Originally Posted by
ItsJustMe
Just to perhaps prematurely pick a nit here; I'm not sure if this is what you mean, but just in case, bicycles are NOT held upright by any kind of gyroscopic effect of the spinning wheel. They're held up by active countersteering of the rider. Just ask any of the students who have built autonomous motorcycles.
A bike that is not moving or moving slowly is inherently unstable - like a pencil on end, it will fall over.
A normal bike moving at typical speeds (within a wide speed range) is stable, and no counter-steering by the rider is necessary. When a bike starts leaning to the left, it starts turning to the left. However, the front wheel will also turn to the left enough to straighten the bike out. This happens with no rider input. How well this works at different speeds can be tuned by changing the steering geometry.
The steering geometry works for the motorcycle too. Gyroscopic forces are pretty strong on a motorcycle with heavy wheels, and they can be felt pretty easily when spinning the rear wheel off road. The bicycle situation is different.

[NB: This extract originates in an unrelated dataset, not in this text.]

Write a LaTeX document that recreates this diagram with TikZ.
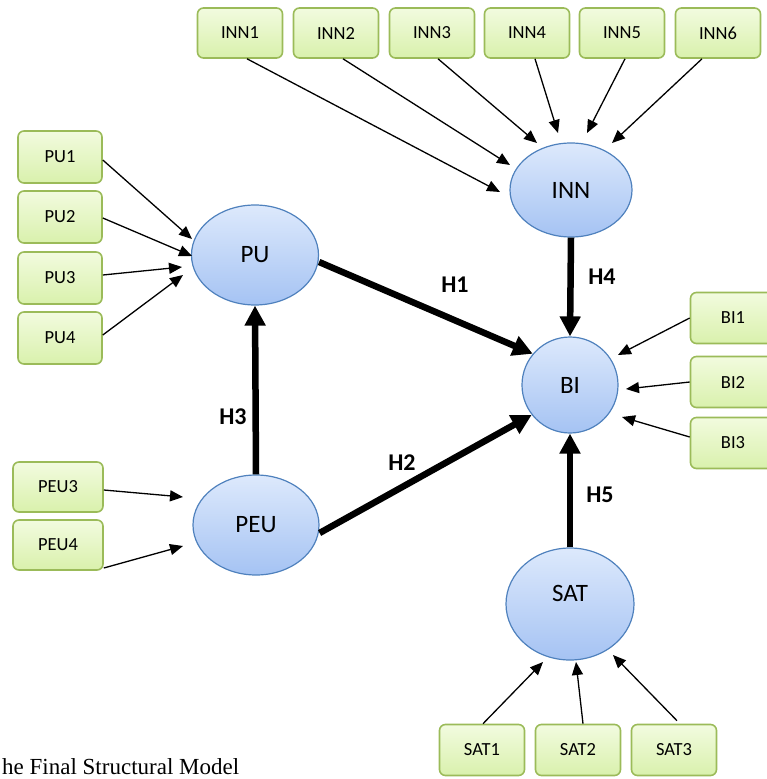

I think that the convict (Doctor) was just trying to make bikes out to be dangerous by using rhetoric (inherently unstable and likely to cause the rider to fall off or hit a small child), so that he would have a reason to want to avoid them. The language seems to plug in to the unpredictable theme. I wonder if his legal team tried that line out on a focus group prior to letting it sail in court. It seems to fail the laugh test to me.